美国的两位棋手在Nature对阿法元的棋局做了点评:它的开局和收官和专业棋手的下法并无区别,人类几千年的智慧结晶,看起来并非全错。但是中盘看起来则非常诡异:
the AI’s open&ing choices and end-game methods have converged on
ours ― seeing it arrive at our sequences from first principles
suggests that we haven’t been on entirely the wrong track.
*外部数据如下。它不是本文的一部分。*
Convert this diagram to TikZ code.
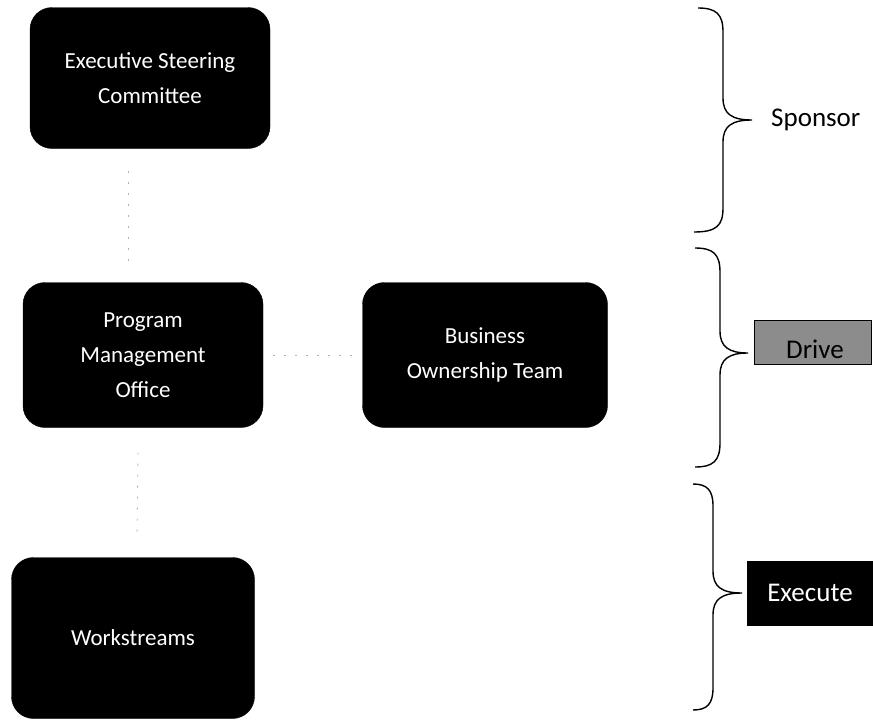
\documentclass[tikz,border=0pt]{standalone}
\usepackage{fontspec}
\setmainfont{Carlito}
\usetikzlibrary{arrows.meta}
\begin{document}
\begin{tikzpicture}[x=1pt,y=-1pt,
  orgbox/.style={draw=black, fill=black, rounded corners=22pt, text=white,
    align=center, font=\fontsize{23}{35}\selectfont, inner sep=0pt},
  conn/.style={draw=black!30, line width=0.8pt, dash pattern=on 2pt off 9pt},
  bracepath/.style={draw=black, line width=1.4pt},
  tag/.style={font=\fontsize{27}{30}\selectfont, inner sep=0pt}
]
\useasboundingbox (0,0) rectangle (873,720);
\node[orgbox, minimum width=240pt, minimum height=141pt] (exec) at (150,78) {Executive Steering\\Committee};
\node[orgbox, minimum width=240pt, minimum height=145pt] (pmo) at (143,355) {Program\\Management\\Office};
\node[orgbox, minimum width=245pt, minimum height=145pt] (bot) at (485,355) {Business\\Ownership Team};
\node[orgbox, minimum width=243pt, minimum height=161pt] (ws) at (133,638) {Workstreams};

\draw[conn] ([xshift=-22pt,yshift=-22pt]exec.south) -- ([xshift=-15pt,yshift=20pt]pmo.north);
\draw[conn] ([xshift=-5pt,yshift=-25pt]pmo.south) -- ([xshift=4pt,yshift=18pt]ws.north);
\draw[conn] ([xshift=10pt]pmo.east) -- ([xshift=-10pt]bot.west);

% braces
\draw[bracepath] (698,8) .. controls (716,8) and (723,14) .. (723,32) -- (723,98)
  .. controls (723,114) and (732,120) .. (752,120)
  .. controls (732,120) and (723,126) .. (723,142) -- (723,208)
  .. controls (723,226) and (716,232) .. (694,232);
\draw[bracepath] (695,248) .. controls (713,248) and (720,254) .. (720,272) -- (720,331)
  .. controls (720,347) and (729,353) .. (748,353)
  .. controls (729,353) and (720,359) .. (720,375) -- (720,443)
  .. controls (720,461) and (713,467) .. (695,467);
\draw[bracepath] (693,484) .. controls (707,484) and (713,490) .. (713,506) -- (713,571)
  .. controls (713,587) and (722,593) .. (742,593)
  .. controls (722,593) and (713,599) .. (713,615) -- (713,688)
  .. controls (713,704) and (707,710) .. (693,710);

\node[tag, anchor=west] (sponsor) at (771,120) {Sponsor};
\node[tag, draw=black, fill=black!45, minimum width=117pt, minimum height=44pt] (drive) at (813,342) {};
\node[tag, anchor=center] (drivet) at (815,349) {Drive};
\node[tag, draw=black, fill=black, text=white, minimum width=125pt, minimum height=64pt] (exe) at (810,593) {Execute};
\end{tikzpicture}
\end{document}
By
contrast, some of its middle-game judgements are truly
mysterious.
为更深入了解阿法元的技术细节,知社采访了美国杜克大学人工智能专家陈怡然教授。他向知社介绍说:
DeepMind最新推出的AlphaGo
Zero降低了训练复杂度,摆脱了对人类标注样本(人类历史棋局)的依赖,让深度学习用于复杂决策更加方便可行。我个人觉得最有趣的是证明了人类经验由于样本空间大小的限制,往往都收敛于局部最优而不自知(或无法发现),而机器学习可以突破这个限制。之前大家隐隐约约觉得应该如此,而现在是铁的量化事实摆在面前!
他进一步解释道:
这篇论文数据显示学习人类选手的下法虽然能在训练之初获得较好的棋力,但在训练后期所能达到的棋力却只能与原版的AlphaGo相近,而不学习人类下法的AlphaGo
Zero最终却能表现得更好。这或许说明人类的下棋数据将算法导向了局部最优(local
optima),而实际更优或者最优的下法与人类的下法存在一些本质的不同,人类实际’误导’了AlphaGo。有趣的是如果AlphaGo
Zero放弃学习人类而使用完全随机的初始下法,训练过程也一直朝着收敛的方向进行,而没有产生难以收敛的现象。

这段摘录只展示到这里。